Hi -
> >>[...]
> >>+ page alignment means that the buffers should be sized in units of
> >>multiple pages also [...]
> >
> >Wouldn't valloc() do that, without rounding-up on our side?
>
> I don't think so. valloc(size) is equivalent to
> memalign(sysconf(_SC_PAGESIZE),size) which enforces alignment, but does
> no size rounding below the call AFAIK.
It returns a page-aligned memory block of at least 'size' bytes. For
traditional direct I/O, the I/O size would have to match some multiple
of disk sector or kernel page size, but we don't do that - just the
exact record sizes.)
My guess is that the rounding-up was not for this purpose, but for the
hypothetical easier reuse of the PDUbufs after unpinning &
free-listing - i.e., trying to avoid fragmentation.

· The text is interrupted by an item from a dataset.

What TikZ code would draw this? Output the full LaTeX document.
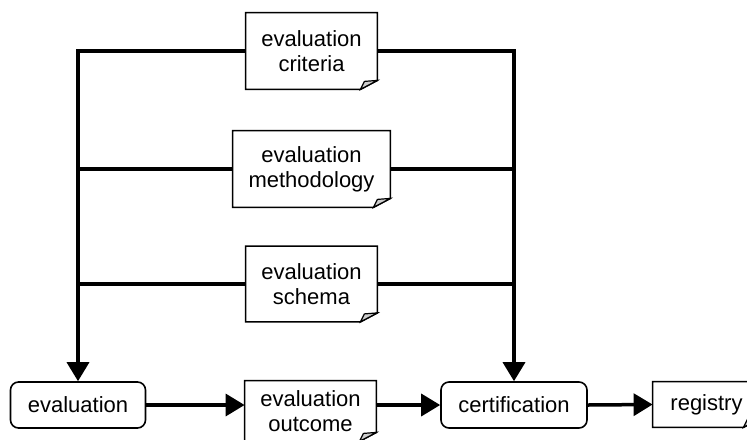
\documentclass[tikz,border=0pt]{standalone}
\usepackage{fontspec}
\setmainfont{Liberation Sans}
\usetikzlibrary{arrows.meta}

\tikzset{
  box/.style={align=center, inner sep=0pt, font=\fontsize{11}{12.5}\selectfont},
  step box/.style={box, draw, line width=0.8pt, rounded corners=4pt},
  rail/.style={line width=1.75pt},
  flow/.style={rail, -{Triangle[length=9.5pt, width=11pt]}}
}

\begin{document}
\begin{tikzpicture}[x=0.5pt, y=-0.5pt]
\useasboundingbox (0,0) rectangle (747,439);
\clip (0,0) rectangle (747,439);

\node[box, minimum width=65.5pt, minimum height=38pt] (crit) at (311.5,51) {evaluation\\criteria};
\node[box, minimum width=78.5pt, minimum height=38pt] (meth) at (311.5,169) {evaluation\\methodology};
\node[box, minimum width=65.5pt, minimum height=37.5pt] (schema) at (311.5,284) {evaluation\\schema};
\node[box, minimum width=65.5pt, minimum height=30pt] (outcome) at (310.5,411) {evaluation\\outcome};
\node[box, minimum width=53.5pt, minimum height=22.5pt] (registry) at (706.5,404.5) {registry};

\node[step box, minimum width=67.5pt, minimum height=23pt] (eval) at (78,405) {evaluation};
\node[step box, minimum width=73pt, minimum height=23pt] (cert) at (514,405) {certification};

\foreach \n in {crit,meth,schema,outcome,registry} {
  \draw[line width=0.8pt, line join=miter]
  (\n.north west) -- (\n.north east) -- ([yshift=4.5pt]\n.south east)
  -- ([xshift=-8.5pt]\n.south east) -- (\n.south west) -- cycle;
  \filldraw[line width=0.6pt, fill=gray!40]
  ([xshift=-8.5pt]\n.south east) -- ([xshift=-6.5pt, yshift=4pt]\n.south east)
  -- ([yshift=4.5pt]\n.south east) -- cycle;
}

\draw[flow] (crit.west) -| (eval.north);
\draw[flow] (crit.east) -| (cert.north);

\draw[rail]
(meth.west) -- (meth.west -| eval.north)
(meth.east) -- (meth.east -| cert.north)
(schema.west) -- (schema.west -| eval.north)
(schema.east) -- (schema.east -| cert.north);

\draw[flow] (eval.east) -- (eval.east -| outcome.west);
\draw[flow] (outcome.east |- cert.west) -- (cert.west);
\draw[flow] (cert.east) -- (registry.west);

\end{tikzpicture}
\end{document}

> [...] I'd be curious on the distribution of buffer sizes in the
> pool when pmwebd has reached some sort of steady state [...]
A steady state between active requests is all-zeroes :-). Will see
about getting a mid-run peak set of numbers.
> By comparison, the buffer pool for my pmcd looks like this:
> kenj@bozo:~/src/pcp/src/pcp2graphite$ pminfo -f pmcd.buf
>
> pmcd.buf.alloc
> inst [12 or "0012"] value 1
> inst [20 or "0020"] value 1
> inst [1024 or "1024"] value 1
> inst [2048 or "2048"] value 2
> inst [4196 or "4196"] value 0
> inst [8192 or "8192"] value 0
> inst [8193 or "8192+"] value 1
>
> pmcd.buf.free
> inst [12 or "0012"] value 1
> inst [20 or "0020"] value 1
> inst [1024 or "1024"] value 1
> inst [2048 or "2048"] value 2
> inst [4196 or "4196"] value 0
> inst [8192 or "8192"] value 0
> inst [8193 or "8192+"] value 1
Similar here, with the new code:
pmcd.buf.alloc
inst [12 or "0012"] value 2
inst [20 or "0020"] value 2
inst [1024 or "1024"] value 2
and all zeroes elsewhere. But that's in nearly-idle state. The
pdubufs get much busier mid-archive-processing.
> Once we have some distribution stats, I think it needs a purpose build
> simulation to seed the pool to a certain distribution, then time some N
> iterations of repeat K times (Find+Pin) repeat K times (Unpin)).
> If you can help with the stats, I can help with the simulation (I think
> I've got some code I wrote 44 years ago that I could redeploy, if I
> could just find a 7-track tape drive to read the backup).
Sure, we could microbenchmark, but it may be even better to designate
some big pdubuf-intensive realistic workload (some tiny job? a big
pmlogextract? pmwebd-graphite gigaquery?), and compare those.